* _WORK TO DO_:
In the records that follow, locate every line with "React" and extract it.

Dataset excerpt
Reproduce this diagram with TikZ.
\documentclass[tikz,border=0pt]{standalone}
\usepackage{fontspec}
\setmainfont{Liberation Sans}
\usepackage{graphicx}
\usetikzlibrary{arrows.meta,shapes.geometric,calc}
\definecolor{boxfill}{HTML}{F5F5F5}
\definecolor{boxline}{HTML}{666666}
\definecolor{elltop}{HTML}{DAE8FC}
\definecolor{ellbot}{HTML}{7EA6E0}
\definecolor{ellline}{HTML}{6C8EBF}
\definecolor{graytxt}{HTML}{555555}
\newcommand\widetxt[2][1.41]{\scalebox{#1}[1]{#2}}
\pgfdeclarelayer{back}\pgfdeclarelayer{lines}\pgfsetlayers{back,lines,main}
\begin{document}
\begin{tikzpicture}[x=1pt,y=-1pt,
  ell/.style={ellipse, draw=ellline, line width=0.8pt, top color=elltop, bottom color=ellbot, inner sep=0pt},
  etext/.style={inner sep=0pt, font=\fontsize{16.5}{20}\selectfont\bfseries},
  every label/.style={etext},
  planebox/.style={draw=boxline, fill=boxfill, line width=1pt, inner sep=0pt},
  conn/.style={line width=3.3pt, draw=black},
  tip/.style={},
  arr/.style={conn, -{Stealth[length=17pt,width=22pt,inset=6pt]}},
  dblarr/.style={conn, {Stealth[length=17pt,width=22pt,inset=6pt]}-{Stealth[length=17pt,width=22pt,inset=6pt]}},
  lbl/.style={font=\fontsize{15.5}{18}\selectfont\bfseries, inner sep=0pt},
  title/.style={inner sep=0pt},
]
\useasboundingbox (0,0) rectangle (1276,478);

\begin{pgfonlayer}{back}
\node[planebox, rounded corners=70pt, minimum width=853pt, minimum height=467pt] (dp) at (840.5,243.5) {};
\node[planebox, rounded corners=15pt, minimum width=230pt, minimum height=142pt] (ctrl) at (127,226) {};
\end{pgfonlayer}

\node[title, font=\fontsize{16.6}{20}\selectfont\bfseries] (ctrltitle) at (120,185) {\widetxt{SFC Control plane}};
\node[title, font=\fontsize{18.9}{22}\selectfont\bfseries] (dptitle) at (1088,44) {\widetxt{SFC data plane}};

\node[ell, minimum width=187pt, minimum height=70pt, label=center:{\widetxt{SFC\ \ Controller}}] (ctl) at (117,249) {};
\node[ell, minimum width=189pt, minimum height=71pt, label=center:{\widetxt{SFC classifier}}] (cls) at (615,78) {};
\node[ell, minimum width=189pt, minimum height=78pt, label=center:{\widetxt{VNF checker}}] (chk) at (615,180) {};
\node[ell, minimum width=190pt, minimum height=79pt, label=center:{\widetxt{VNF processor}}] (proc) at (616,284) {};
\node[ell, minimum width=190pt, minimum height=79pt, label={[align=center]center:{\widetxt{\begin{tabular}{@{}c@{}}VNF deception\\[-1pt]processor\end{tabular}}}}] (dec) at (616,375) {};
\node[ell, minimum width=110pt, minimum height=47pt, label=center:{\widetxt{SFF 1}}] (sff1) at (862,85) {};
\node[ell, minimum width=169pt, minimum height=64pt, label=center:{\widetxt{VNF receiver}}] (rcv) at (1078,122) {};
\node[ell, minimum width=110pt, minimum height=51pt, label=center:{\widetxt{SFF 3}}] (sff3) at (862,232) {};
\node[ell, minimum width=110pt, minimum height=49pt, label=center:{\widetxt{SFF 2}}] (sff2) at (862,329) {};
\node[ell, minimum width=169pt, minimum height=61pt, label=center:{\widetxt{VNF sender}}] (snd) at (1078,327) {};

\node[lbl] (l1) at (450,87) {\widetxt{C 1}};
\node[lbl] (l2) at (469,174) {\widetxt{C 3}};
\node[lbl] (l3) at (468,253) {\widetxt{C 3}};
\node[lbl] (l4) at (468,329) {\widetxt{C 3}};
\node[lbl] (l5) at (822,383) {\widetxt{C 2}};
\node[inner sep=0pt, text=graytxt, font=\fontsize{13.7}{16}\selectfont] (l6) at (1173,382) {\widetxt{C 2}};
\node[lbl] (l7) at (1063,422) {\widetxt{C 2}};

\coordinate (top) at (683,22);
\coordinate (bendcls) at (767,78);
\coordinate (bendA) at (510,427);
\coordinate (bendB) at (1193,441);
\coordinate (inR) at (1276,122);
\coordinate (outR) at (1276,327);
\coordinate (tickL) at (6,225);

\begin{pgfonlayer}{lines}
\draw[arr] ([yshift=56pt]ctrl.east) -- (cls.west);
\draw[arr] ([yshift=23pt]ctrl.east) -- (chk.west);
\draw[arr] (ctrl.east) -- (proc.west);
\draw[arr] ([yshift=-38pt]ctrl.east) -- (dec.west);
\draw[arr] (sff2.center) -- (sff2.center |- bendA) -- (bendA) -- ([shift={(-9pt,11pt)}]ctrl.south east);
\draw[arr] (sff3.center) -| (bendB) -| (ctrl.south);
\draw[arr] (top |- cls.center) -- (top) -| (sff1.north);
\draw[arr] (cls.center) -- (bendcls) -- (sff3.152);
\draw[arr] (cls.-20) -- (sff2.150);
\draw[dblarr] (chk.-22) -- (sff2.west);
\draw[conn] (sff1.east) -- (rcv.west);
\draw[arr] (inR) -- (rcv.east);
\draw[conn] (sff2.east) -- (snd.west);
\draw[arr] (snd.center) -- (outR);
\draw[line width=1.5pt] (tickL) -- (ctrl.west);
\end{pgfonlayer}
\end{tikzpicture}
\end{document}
...
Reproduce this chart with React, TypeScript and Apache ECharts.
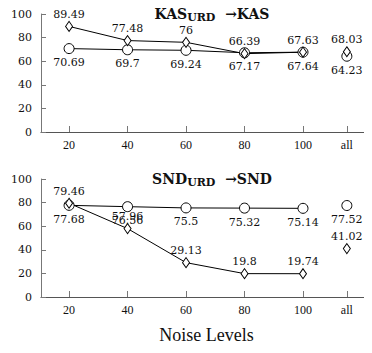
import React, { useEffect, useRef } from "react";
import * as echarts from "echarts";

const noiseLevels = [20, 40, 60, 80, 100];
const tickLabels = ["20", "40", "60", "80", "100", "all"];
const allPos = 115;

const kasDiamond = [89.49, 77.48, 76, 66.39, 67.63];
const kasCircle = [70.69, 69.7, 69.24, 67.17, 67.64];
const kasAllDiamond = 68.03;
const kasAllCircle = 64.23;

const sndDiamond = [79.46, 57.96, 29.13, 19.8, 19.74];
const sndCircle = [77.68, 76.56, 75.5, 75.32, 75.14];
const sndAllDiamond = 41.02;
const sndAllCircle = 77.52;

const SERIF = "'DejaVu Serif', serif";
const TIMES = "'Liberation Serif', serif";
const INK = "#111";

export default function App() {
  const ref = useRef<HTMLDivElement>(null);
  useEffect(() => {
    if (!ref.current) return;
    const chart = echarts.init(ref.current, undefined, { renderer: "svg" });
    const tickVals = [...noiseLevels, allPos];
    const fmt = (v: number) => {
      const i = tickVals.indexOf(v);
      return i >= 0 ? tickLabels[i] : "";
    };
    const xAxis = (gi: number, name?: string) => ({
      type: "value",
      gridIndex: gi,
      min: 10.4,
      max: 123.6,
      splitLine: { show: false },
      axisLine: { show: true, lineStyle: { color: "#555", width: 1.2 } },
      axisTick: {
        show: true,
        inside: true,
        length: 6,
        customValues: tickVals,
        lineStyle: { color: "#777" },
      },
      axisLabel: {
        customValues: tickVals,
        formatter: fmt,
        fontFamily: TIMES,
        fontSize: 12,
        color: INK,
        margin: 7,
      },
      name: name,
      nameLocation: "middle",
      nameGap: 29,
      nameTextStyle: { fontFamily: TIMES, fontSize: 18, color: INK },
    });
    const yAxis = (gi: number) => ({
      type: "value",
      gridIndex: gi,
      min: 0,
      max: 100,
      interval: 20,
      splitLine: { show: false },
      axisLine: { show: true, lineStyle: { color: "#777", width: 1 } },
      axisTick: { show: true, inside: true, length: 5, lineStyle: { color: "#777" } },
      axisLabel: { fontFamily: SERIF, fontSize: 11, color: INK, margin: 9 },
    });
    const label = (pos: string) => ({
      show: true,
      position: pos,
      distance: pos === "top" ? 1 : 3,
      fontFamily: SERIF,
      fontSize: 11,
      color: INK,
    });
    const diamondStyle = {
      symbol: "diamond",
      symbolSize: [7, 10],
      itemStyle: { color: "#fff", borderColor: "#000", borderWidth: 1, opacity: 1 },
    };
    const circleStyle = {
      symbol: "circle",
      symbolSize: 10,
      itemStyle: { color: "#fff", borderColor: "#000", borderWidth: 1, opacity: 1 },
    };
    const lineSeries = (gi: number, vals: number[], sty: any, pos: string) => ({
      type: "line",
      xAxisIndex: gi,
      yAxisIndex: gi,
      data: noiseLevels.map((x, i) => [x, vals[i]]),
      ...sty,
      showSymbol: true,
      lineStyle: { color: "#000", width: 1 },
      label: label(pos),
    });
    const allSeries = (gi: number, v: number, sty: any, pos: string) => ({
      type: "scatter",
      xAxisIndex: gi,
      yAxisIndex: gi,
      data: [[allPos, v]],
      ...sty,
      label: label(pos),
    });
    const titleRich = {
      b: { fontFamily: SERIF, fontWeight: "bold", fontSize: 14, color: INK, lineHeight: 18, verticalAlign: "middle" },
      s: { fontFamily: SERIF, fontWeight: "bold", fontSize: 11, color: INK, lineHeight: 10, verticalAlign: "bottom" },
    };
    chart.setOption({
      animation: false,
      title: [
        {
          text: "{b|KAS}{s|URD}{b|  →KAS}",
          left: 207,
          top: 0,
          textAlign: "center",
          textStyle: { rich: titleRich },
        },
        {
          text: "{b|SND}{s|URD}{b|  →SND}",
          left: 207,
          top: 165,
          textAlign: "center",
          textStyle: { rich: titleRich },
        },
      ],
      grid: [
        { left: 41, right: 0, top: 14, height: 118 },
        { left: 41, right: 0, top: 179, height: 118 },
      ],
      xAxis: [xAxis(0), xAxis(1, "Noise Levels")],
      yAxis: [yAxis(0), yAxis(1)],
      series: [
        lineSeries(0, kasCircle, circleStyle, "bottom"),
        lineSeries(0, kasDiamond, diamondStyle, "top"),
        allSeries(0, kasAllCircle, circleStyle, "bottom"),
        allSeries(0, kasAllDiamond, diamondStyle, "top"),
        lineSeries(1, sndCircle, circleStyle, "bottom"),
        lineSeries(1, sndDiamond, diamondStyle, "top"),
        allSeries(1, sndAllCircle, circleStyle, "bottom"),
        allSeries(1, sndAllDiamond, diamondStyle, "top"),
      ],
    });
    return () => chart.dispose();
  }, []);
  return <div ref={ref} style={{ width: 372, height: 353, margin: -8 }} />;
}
==
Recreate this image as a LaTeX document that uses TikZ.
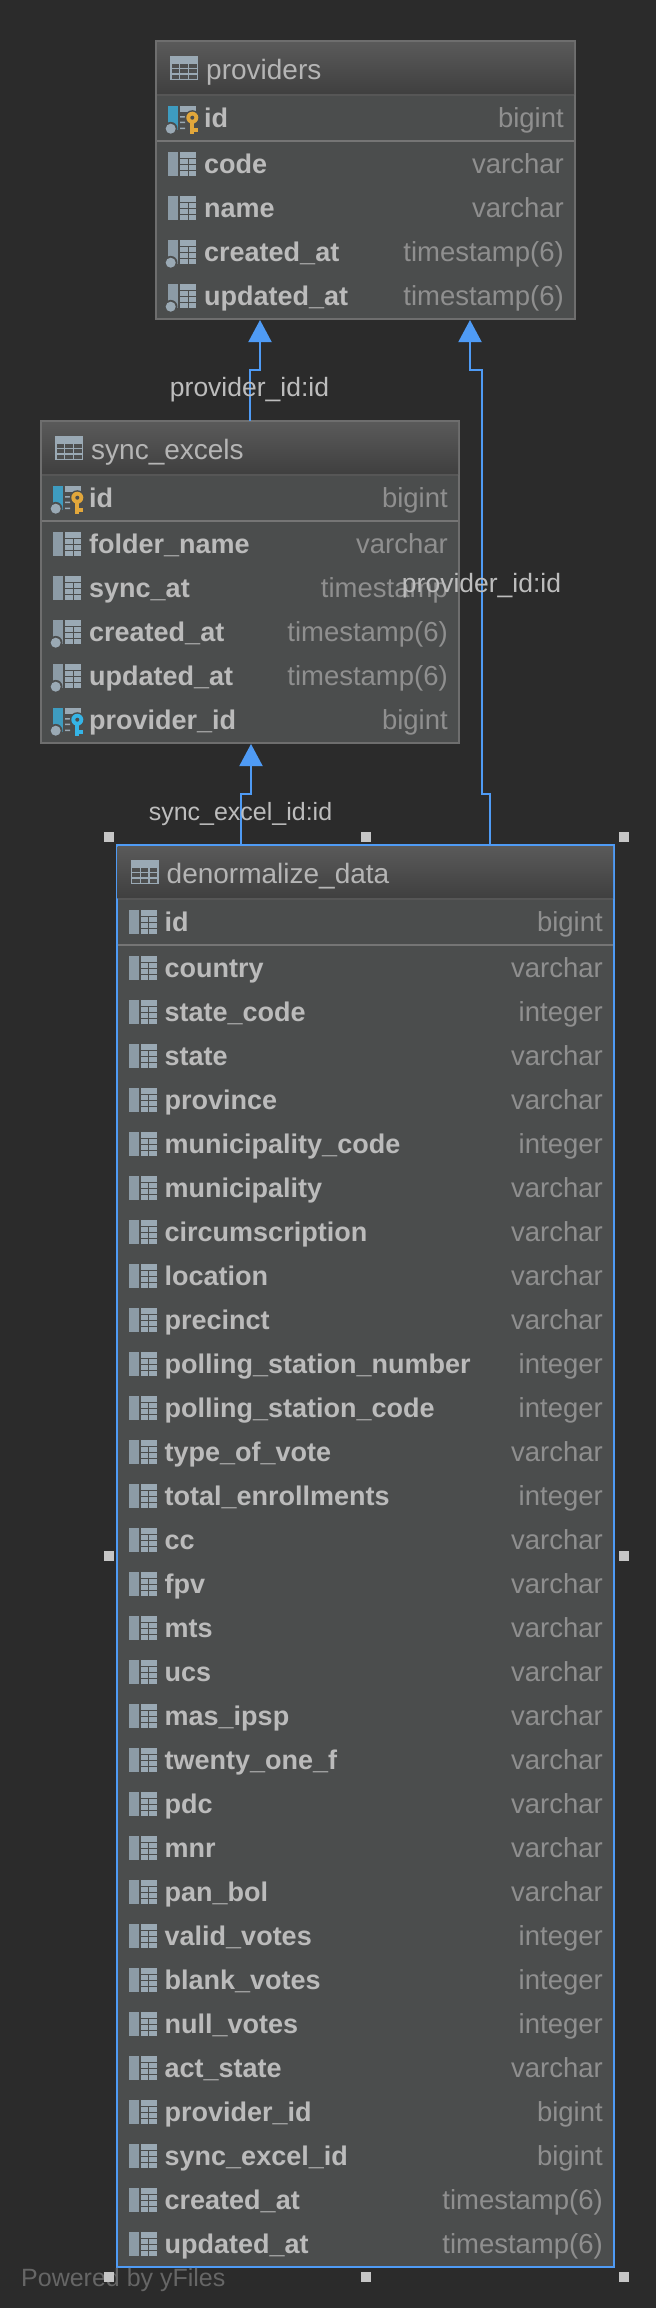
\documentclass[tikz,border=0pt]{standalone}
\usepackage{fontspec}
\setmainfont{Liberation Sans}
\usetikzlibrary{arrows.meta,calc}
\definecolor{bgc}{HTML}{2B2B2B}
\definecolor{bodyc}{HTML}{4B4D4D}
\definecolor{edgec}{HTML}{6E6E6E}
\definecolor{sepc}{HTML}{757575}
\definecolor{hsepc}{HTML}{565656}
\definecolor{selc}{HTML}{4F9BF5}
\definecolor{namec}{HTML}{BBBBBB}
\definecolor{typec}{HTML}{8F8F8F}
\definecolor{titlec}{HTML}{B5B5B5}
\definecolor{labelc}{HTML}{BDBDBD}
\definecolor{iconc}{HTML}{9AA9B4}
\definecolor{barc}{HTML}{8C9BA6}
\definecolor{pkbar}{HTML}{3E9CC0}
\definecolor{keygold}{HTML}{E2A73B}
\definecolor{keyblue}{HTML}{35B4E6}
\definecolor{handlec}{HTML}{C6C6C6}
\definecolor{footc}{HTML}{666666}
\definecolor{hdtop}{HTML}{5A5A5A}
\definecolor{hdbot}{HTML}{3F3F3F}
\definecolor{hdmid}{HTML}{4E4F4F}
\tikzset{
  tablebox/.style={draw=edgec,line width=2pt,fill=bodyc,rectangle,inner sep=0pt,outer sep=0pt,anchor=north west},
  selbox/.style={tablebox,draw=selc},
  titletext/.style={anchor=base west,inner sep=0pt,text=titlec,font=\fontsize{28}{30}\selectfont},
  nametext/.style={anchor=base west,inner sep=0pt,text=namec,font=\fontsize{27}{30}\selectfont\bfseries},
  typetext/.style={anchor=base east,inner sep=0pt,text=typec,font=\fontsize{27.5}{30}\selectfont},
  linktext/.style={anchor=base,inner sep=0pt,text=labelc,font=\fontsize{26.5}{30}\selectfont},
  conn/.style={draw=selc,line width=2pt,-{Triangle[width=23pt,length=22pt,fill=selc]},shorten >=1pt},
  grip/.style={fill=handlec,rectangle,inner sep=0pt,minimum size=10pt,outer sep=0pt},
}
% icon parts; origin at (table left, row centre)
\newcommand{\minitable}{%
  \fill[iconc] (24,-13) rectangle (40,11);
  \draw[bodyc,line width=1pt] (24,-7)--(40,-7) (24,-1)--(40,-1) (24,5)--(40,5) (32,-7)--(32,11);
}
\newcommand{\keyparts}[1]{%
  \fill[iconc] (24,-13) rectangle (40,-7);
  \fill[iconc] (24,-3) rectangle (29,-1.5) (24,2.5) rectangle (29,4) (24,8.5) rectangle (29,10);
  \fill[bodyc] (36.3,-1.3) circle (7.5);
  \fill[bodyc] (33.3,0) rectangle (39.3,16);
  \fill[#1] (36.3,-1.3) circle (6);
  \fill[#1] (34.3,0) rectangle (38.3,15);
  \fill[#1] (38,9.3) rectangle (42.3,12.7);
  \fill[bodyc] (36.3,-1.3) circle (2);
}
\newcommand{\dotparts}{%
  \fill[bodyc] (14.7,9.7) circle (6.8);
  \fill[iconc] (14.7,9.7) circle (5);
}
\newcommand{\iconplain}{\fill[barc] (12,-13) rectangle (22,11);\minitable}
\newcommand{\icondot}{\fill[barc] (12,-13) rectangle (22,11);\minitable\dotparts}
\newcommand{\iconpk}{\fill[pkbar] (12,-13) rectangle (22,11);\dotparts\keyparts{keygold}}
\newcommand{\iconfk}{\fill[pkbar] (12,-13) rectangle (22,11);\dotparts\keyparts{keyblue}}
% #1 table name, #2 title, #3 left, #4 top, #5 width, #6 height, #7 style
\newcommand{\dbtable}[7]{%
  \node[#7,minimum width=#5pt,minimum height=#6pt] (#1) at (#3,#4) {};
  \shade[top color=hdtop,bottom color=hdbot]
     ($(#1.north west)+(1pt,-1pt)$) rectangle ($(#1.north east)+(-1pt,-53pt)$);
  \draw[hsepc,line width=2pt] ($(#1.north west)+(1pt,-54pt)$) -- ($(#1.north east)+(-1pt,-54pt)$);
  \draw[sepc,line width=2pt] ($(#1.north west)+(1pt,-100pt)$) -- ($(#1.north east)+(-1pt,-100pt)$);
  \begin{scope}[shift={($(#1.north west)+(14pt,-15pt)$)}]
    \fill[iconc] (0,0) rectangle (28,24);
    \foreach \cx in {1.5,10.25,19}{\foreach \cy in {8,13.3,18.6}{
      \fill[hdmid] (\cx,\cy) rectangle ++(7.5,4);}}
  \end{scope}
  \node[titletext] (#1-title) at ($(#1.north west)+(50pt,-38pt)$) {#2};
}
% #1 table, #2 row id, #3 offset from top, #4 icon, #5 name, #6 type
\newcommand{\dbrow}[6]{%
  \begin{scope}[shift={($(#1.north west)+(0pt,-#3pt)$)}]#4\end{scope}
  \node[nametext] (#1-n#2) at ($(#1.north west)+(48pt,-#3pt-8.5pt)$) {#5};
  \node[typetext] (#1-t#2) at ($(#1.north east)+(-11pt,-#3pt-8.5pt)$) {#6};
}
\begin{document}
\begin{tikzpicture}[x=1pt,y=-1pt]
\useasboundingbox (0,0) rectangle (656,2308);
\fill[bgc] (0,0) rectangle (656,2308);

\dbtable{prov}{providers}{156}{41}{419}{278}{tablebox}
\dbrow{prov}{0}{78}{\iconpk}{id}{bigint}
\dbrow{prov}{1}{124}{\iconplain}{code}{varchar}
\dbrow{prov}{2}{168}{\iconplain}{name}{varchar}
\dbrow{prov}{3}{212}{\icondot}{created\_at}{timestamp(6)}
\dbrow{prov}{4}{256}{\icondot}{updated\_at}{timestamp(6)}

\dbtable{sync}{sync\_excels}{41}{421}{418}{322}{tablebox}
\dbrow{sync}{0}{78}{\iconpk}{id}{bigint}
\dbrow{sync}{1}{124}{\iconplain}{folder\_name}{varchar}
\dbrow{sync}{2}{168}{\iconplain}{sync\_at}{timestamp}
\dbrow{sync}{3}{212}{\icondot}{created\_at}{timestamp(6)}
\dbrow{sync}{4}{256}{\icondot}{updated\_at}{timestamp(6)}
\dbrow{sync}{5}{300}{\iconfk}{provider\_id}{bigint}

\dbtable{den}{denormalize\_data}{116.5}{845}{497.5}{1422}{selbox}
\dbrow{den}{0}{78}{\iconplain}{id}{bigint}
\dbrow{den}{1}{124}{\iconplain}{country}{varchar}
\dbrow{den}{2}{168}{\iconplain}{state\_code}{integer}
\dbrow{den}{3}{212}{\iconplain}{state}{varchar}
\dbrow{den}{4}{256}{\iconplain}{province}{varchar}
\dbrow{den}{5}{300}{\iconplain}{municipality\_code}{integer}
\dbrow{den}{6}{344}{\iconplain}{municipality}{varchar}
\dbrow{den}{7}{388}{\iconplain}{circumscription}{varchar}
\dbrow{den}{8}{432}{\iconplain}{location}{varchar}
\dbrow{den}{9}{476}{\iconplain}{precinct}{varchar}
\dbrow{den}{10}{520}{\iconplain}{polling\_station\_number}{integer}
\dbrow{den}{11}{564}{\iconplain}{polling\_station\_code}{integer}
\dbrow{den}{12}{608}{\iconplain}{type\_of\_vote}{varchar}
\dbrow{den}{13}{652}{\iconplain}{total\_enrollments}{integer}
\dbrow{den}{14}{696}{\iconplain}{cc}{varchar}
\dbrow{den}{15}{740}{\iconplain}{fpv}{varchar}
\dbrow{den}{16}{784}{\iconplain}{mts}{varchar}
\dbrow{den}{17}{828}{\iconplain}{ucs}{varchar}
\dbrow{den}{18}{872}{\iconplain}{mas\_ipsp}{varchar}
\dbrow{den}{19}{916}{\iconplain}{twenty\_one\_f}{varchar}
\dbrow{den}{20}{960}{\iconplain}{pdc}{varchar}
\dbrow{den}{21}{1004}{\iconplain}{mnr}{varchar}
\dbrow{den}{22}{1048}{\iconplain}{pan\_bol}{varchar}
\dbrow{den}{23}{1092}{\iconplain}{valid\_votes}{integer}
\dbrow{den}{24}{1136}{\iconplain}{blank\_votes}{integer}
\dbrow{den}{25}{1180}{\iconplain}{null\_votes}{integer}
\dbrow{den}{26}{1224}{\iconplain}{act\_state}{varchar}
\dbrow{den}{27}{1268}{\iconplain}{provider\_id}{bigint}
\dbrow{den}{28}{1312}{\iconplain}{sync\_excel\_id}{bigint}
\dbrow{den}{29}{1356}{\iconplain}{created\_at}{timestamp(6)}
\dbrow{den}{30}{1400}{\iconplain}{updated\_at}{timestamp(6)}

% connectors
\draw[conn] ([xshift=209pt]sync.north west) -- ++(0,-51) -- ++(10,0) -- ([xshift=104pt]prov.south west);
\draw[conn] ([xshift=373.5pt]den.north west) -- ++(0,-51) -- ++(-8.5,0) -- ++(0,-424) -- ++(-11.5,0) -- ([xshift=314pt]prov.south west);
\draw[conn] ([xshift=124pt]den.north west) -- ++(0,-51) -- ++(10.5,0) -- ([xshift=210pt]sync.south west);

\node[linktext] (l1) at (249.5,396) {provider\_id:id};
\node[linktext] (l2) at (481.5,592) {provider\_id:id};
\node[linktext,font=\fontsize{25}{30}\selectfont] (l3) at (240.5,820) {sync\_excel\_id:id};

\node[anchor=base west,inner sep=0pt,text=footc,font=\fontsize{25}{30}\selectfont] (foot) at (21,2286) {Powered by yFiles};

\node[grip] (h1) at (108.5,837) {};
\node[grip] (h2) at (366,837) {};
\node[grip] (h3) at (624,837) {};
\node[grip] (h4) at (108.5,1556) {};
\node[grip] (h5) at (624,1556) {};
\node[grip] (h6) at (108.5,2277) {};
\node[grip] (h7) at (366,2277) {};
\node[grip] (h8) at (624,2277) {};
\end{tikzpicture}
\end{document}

* _FULL ANSWER_:
Reproduce this chart with React, TypeScript and Apache ECharts.
import React, { useEffect, useRef } from "react";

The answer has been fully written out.